__Stated exercise__: Copy exactly the lines from the start of the material through the line with "sep=0pt,anchor=base] (title) at". Pictures stay out of the copy.

[Start Data section]

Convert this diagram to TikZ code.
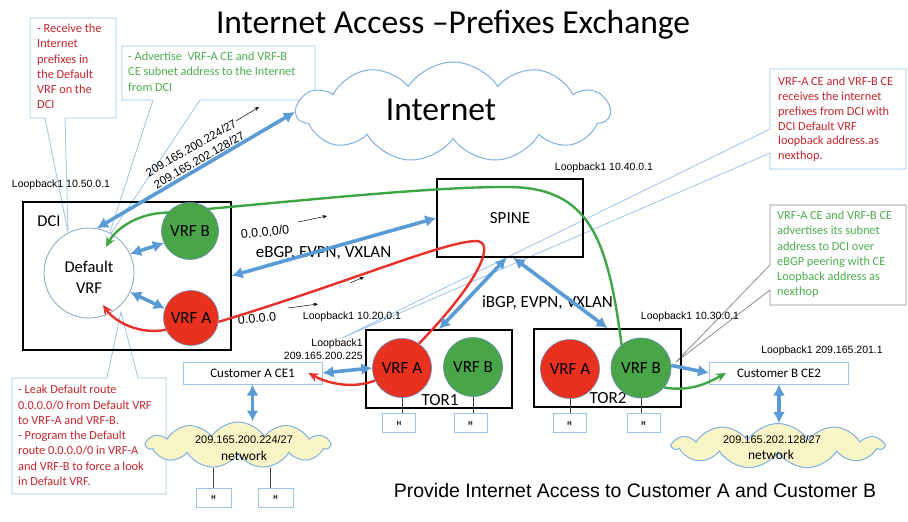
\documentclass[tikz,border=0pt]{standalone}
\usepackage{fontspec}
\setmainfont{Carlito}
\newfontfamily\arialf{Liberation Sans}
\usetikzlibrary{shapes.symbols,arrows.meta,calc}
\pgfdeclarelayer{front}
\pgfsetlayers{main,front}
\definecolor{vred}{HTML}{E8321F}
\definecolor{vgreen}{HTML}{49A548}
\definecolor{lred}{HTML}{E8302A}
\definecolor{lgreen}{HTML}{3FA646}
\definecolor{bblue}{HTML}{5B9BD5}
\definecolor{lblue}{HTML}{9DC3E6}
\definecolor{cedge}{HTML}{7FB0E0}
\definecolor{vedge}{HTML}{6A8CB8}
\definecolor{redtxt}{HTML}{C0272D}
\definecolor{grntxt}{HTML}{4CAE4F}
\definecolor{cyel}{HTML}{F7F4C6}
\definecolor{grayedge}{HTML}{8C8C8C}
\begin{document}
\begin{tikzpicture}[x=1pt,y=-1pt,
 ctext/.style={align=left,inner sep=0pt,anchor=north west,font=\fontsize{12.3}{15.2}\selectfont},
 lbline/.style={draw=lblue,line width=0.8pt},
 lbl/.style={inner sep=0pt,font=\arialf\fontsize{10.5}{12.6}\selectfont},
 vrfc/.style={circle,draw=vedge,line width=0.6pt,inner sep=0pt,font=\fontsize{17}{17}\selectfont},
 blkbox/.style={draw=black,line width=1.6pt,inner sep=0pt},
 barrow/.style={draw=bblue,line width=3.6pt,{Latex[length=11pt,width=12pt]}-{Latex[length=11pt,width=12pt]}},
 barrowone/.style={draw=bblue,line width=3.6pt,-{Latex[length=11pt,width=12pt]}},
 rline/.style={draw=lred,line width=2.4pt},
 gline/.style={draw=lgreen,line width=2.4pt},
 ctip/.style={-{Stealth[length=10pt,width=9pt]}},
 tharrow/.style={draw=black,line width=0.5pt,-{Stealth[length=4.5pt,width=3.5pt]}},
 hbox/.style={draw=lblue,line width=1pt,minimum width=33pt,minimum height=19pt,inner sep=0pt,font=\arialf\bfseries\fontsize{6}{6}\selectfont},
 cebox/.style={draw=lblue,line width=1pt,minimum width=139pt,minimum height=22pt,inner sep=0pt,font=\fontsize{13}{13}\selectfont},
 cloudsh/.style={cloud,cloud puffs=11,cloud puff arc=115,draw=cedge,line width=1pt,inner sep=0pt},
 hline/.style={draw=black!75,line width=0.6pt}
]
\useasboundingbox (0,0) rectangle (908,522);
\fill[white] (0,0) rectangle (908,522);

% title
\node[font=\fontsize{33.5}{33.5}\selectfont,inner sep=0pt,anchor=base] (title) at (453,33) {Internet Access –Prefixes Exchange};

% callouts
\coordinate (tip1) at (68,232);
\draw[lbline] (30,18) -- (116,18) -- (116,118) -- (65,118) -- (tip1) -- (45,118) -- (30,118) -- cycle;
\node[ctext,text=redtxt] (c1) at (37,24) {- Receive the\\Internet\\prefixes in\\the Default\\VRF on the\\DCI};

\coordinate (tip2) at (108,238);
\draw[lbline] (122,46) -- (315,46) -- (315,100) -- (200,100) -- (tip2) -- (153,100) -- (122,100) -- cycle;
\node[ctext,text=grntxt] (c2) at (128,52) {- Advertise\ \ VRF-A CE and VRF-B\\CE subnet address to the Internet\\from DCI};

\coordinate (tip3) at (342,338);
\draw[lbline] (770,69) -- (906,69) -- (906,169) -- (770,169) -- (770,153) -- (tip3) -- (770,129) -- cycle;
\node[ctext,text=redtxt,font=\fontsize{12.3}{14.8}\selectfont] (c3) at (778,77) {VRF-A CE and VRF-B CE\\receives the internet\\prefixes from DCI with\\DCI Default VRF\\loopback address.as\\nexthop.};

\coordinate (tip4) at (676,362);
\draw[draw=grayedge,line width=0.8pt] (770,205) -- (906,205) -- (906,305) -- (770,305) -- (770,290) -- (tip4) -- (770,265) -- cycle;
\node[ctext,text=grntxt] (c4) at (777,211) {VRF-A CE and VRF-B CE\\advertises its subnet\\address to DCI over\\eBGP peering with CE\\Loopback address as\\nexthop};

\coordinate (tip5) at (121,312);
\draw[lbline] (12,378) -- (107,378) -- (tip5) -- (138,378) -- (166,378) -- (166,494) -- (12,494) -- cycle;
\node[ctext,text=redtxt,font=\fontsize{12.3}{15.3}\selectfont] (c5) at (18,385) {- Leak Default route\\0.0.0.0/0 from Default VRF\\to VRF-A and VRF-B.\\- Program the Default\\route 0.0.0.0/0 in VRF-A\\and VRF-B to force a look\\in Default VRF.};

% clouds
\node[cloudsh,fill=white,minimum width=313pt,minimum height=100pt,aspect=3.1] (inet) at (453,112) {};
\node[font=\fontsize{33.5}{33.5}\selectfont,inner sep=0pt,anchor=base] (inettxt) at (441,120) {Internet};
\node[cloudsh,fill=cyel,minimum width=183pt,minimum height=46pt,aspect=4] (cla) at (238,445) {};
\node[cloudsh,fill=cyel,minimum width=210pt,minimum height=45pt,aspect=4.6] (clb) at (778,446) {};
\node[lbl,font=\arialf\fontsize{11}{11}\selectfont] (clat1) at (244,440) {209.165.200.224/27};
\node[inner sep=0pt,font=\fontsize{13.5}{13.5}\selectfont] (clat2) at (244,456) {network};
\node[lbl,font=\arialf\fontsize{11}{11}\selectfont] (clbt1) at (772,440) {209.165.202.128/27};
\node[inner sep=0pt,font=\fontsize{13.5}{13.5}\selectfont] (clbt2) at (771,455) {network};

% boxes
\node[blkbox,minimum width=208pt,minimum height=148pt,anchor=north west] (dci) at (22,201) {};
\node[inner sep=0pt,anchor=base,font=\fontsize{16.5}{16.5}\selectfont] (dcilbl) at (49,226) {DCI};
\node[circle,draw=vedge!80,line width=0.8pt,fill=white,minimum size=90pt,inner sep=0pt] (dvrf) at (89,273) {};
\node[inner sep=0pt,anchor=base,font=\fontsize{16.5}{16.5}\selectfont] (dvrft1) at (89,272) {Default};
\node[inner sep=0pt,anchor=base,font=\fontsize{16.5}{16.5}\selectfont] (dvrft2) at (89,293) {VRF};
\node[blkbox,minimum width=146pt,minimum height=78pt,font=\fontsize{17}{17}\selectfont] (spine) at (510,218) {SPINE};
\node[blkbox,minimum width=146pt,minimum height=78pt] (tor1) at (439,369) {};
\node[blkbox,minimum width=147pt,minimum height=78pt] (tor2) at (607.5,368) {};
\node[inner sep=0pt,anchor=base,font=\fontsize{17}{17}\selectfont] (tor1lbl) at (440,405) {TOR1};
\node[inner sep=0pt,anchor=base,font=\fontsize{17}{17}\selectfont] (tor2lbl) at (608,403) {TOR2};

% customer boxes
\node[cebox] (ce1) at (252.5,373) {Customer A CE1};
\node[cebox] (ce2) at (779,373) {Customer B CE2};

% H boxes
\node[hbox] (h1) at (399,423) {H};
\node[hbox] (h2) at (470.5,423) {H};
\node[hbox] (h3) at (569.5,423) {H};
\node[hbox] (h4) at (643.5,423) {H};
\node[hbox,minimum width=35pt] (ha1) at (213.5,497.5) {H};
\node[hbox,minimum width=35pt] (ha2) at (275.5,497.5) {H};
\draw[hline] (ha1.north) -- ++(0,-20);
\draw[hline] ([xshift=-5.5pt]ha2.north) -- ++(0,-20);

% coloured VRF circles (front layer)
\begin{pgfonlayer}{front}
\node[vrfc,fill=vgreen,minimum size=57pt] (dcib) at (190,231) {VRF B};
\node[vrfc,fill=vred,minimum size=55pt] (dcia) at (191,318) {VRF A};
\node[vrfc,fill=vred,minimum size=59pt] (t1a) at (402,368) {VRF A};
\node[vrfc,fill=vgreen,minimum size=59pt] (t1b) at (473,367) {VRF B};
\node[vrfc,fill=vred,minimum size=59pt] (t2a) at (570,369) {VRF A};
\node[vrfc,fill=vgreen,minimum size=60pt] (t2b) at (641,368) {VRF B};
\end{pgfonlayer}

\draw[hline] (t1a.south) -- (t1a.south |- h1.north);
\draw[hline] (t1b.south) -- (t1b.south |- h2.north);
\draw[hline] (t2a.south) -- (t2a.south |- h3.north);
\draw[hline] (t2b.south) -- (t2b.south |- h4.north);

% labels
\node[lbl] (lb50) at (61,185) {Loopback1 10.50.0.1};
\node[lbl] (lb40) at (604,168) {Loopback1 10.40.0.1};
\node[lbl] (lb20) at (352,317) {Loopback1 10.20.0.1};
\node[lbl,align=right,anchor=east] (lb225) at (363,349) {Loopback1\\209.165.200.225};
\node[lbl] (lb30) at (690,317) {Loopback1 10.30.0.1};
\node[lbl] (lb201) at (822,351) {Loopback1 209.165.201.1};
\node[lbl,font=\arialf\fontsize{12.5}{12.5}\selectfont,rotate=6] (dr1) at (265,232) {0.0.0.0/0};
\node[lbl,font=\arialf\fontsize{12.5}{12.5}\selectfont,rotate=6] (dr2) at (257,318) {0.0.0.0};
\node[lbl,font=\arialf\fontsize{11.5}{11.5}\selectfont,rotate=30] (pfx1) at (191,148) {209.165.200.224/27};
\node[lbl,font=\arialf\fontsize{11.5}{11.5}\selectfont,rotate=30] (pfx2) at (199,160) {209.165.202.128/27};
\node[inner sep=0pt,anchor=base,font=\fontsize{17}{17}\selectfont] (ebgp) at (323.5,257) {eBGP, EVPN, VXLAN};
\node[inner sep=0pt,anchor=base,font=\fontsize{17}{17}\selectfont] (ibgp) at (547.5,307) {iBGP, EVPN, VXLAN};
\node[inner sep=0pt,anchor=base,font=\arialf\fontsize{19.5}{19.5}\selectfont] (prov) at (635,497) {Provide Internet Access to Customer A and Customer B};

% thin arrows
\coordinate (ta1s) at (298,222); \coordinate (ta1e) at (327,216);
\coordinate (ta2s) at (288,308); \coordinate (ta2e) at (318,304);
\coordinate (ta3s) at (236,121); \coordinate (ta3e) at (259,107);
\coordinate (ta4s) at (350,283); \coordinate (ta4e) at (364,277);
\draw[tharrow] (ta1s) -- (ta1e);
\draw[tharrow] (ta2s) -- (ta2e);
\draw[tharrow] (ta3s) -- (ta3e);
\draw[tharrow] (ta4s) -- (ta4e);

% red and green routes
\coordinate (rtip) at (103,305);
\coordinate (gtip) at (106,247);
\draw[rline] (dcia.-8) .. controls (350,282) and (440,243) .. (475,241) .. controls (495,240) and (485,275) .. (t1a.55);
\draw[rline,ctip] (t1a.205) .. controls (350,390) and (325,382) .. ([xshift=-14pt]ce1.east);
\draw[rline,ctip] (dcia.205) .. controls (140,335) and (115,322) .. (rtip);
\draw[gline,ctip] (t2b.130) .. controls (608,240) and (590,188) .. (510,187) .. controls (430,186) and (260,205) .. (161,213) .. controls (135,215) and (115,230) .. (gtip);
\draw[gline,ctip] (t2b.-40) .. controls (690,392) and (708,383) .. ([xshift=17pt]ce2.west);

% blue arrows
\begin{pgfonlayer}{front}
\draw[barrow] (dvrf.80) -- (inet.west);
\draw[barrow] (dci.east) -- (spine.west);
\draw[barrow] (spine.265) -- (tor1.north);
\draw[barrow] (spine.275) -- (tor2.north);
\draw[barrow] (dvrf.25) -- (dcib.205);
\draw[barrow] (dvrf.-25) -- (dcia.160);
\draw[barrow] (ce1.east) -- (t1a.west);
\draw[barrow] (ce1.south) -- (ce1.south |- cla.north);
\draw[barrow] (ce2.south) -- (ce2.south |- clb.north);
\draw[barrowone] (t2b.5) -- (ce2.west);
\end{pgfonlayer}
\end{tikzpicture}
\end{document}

[End Data section]

__Answer__:
Convert this diagram to TikZ code.
\documentclass[tikz,border=0pt]{standalone}
\usepackage{fontspec}
\setmainfont{Carlito}
\newfontfamily\arialf{Liberation Sans}
\usetikzlibrary{shapes.symbols,arrows.meta,calc}
\pgfdeclarelayer{front}
\pgfsetlayers{main,front}
\definecolor{vred}{HTML}{E8321F}
\definecolor{vgreen}{HTML}{49A548}
\definecolor{lred}{HTML}{E8302A}
\definecolor{lgreen}{HTML}{3FA646}
\definecolor{bblue}{HTML}{5B9BD5}
\definecolor{lblue}{HTML}{9DC3E6}
\definecolor{cedge}{HTML}{7FB0E0}
\definecolor{vedge}{HTML}{6A8CB8}
\definecolor{redtxt}{HTML}{C0272D}
\definecolor{grntxt}{HTML}{4CAE4F}
\definecolor{cyel}{HTML}{F7F4C6}
\definecolor{grayedge}{HTML}{8C8C8C}
\begin{document}
\begin{tikzpicture}[x=1pt,y=-1pt,
 ctext/.style={align=left,inner sep=0pt,anchor=north west,font=\fontsize{12.3}{15.2}\selectfont},
 lbline/.style={draw=lblue,line width=0.8pt},
 lbl/.style={inner sep=0pt,font=\arialf\fontsize{10.5}{12.6}\selectfont},
 vrfc/.style={circle,draw=vedge,line width=0.6pt,inner sep=0pt,font=\fontsize{17}{17}\selectfont},
 blkbox/.style={draw=black,line width=1.6pt,inner sep=0pt},
 barrow/.style={draw=bblue,line width=3.6pt,{Latex[length=11pt,width=12pt]}-{Latex[length=11pt,width=12pt]}},
 barrowone/.style={draw=bblue,line width=3.6pt,-{Latex[length=11pt,width=12pt]}},
 rline/.style={draw=lred,line width=2.4pt},
 gline/.style={draw=lgreen,line width=2.4pt},
 ctip/.style={-{Stealth[length=10pt,width=9pt]}},
 tharrow/.style={draw=black,line width=0.5pt,-{Stealth[length=4.5pt,width=3.5pt]}},
 hbox/.style={draw=lblue,line width=1pt,minimum width=33pt,minimum height=19pt,inner sep=0pt,font=\arialf\bfseries\fontsize{6}{6}\selectfont},
 cebox/.style={draw=lblue,line width=1pt,minimum width=139pt,minimum height=22pt,inner sep=0pt,font=\fontsize{13}{13}\selectfont},
 cloudsh/.style={cloud,cloud puffs=11,cloud puff arc=115,draw=cedge,line width=1pt,inner sep=0pt},
 hline/.style={draw=black!75,line width=0.6pt}
]
\useasboundingbox (0,0) rectangle (908,522);
\fill[white] (0,0) rectangle (908,522);

% title
\node[font=\fontsize{33.5}{33.5}\selectfont,inner sep=0pt,anchor=base] (title) at (453,33) {Internet Access –Prefixes Exchange};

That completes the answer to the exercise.